Thursday, August 18, 2022

Remembering Samantha Smith

Samantha Smith. Source: The Peace Abbey

Before there was Malala Yousafzai, Rachel Corrie, Greta Thunberg or Autumn Peltier, Samantha Smith claimed our full attention during the waning days of the Cold War. Her youthful optimism, honesty and a gentle willfulness made her an endearing figure. Smith was a young activist (13 years of age) when, sadly, she perished in a plane crash on August 25, 1985. But she has left a legacy that we should honor. The 1982 letter she wrote to the then leader of the Soviet Union, Yuri Andropov, beseeched him to work with the United States to avoid nuclear war. Anyone who grew up in the 1980s knows how palpable this scenario was and Samantha Smith became a light in a period of darkness.  It seemed that back then that was all that was on our minds: the Cold War and the potential for nuclear war. Now as the US and Russia have assumed the roles of antagonists once again, we must look for other people who can take up the role so well embodied and embraced by Samantha. 

In her letter (when she was ten years old) to Mr. Andropov, she wrote:  

Dear Mr. Andropov,

My name is Samantha Smith. I am ten years old. Congratulations on your new job. I have been worrying about Russia and the United States getting into a nuclear war. Are you going to vote to have a war or not? If you aren’t please tell me how you are going to help to not have a war. This question you do not have to answer, but I would like to know why you want to conquer the world or at least our country. God made the world for us to live together in peace and not to fight.

Sincerely,

Samantha Smith



Did her letter have an effect? Yes. According to Maria Grigoryan and Oleg Yegorov, Andropov read the letter and invited Samantha and her family to visit the Soviet Union. Grigoryan and Yegorov write:

"The world sat up and took note. Andropov answered Samantha, assuring her that no one in the USSR wanted war, and invited her to visit the country. She accepted the offer, and the whole world followed her journey across the USSR with her parents. Along the way, Samantha understood that the USSR was full of kind, peaceful people, and she made many new friends. Her youthful idealism became a symbol of hope for a better future for all."

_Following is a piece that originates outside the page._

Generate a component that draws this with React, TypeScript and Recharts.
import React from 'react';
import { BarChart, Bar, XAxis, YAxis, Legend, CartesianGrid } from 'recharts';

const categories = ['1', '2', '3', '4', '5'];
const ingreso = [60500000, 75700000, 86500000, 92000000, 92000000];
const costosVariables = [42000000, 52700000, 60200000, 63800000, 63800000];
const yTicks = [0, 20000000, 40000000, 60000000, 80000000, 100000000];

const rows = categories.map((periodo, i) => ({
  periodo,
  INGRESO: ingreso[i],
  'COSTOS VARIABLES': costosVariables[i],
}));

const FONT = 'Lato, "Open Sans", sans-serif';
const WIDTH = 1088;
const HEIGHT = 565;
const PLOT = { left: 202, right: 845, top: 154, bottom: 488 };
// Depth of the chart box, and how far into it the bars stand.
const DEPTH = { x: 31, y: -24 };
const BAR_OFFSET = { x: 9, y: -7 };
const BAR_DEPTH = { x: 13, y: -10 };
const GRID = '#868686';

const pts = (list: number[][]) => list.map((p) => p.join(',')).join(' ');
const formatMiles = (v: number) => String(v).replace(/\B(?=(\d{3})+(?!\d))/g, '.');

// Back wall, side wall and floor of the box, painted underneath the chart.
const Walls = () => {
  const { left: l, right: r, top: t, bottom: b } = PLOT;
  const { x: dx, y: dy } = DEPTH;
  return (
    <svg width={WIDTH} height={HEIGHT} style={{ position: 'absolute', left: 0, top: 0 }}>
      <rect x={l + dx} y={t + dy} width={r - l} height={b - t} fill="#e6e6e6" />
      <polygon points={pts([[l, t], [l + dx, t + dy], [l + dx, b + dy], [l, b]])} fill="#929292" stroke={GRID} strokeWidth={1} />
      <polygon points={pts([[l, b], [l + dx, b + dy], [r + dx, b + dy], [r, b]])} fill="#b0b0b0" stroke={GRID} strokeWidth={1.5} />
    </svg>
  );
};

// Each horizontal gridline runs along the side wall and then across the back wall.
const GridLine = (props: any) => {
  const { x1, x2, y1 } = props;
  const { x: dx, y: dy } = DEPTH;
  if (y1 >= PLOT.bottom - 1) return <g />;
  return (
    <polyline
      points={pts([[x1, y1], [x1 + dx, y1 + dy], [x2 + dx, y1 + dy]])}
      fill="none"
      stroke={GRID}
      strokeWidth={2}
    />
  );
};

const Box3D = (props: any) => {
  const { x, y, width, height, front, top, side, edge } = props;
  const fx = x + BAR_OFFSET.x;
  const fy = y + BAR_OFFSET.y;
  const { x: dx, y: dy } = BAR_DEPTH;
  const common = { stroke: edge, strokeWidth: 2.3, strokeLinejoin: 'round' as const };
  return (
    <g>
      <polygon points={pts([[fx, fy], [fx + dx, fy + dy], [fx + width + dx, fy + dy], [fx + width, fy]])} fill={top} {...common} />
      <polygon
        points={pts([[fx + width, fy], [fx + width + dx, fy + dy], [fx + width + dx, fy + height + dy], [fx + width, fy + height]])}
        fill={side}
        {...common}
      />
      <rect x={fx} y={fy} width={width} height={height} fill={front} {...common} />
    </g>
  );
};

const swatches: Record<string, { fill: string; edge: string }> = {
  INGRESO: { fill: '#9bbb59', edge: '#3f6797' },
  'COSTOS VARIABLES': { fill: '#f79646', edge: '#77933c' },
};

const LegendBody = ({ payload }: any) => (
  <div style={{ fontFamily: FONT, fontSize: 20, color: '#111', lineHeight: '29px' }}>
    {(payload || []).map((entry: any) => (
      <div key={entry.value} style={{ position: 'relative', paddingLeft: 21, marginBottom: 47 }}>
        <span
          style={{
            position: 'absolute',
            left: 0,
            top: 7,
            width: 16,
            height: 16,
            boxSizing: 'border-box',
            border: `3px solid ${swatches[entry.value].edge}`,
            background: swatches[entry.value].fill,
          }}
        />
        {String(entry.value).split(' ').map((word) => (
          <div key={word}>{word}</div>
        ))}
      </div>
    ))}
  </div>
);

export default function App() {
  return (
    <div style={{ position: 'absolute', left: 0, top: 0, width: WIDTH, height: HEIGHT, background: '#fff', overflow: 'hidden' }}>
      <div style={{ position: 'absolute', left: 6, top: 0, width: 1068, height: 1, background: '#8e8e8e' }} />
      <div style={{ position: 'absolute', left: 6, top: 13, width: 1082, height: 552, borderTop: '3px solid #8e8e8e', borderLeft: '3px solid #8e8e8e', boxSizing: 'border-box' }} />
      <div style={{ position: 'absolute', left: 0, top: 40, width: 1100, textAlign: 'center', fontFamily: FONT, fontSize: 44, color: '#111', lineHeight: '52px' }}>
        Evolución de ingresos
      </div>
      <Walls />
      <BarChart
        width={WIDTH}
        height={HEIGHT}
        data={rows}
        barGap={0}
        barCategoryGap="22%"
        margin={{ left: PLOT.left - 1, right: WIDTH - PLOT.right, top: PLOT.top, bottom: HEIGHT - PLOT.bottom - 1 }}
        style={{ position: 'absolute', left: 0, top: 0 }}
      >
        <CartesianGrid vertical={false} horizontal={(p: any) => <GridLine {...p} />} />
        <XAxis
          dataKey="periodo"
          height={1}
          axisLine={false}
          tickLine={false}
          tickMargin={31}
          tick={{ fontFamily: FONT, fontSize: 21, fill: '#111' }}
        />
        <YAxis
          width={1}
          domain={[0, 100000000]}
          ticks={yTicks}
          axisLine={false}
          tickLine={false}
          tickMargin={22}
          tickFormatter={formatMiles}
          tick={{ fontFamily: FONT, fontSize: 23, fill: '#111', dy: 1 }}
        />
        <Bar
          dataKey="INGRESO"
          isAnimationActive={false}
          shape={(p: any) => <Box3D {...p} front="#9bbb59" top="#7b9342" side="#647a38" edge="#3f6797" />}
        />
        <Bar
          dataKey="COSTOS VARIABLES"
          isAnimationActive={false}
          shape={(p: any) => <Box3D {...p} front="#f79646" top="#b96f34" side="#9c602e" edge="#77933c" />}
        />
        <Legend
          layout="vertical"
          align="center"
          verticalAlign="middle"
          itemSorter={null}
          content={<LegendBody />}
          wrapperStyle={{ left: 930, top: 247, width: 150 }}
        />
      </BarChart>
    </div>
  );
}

As the 37th anniversary of her death approaches (August 25), we should step back and admire what she did.  There was no social movement pressing her to take the role of peace activist and citizen diplomat. She simply wanted a better world. After her death schools in the state of Washington were renamed in her honor and many schools in the Soviet Union held memorials to her. We need to recapture this feeling of commonality, solidarity and friendship. But more than anything, on August 25th, we should stop and remember Samantha, whose life was cut too short. 

Katya Lycheva is second from the right.
On the Soviet side, there was a young woman who embodied the same spirit that Samantha demonstrated so passionately. Her name was Katya Lycheva.  She came to the US, met with Ronald Reagan and even met Ronald McDonald, making many friends along the way. Click here to learn more about her.

As international education continues to grow and diversify it must not lost sight of its strong citizen diplomacy tradition. 

You do not have to be an international educator to be an internationalist or peace activist.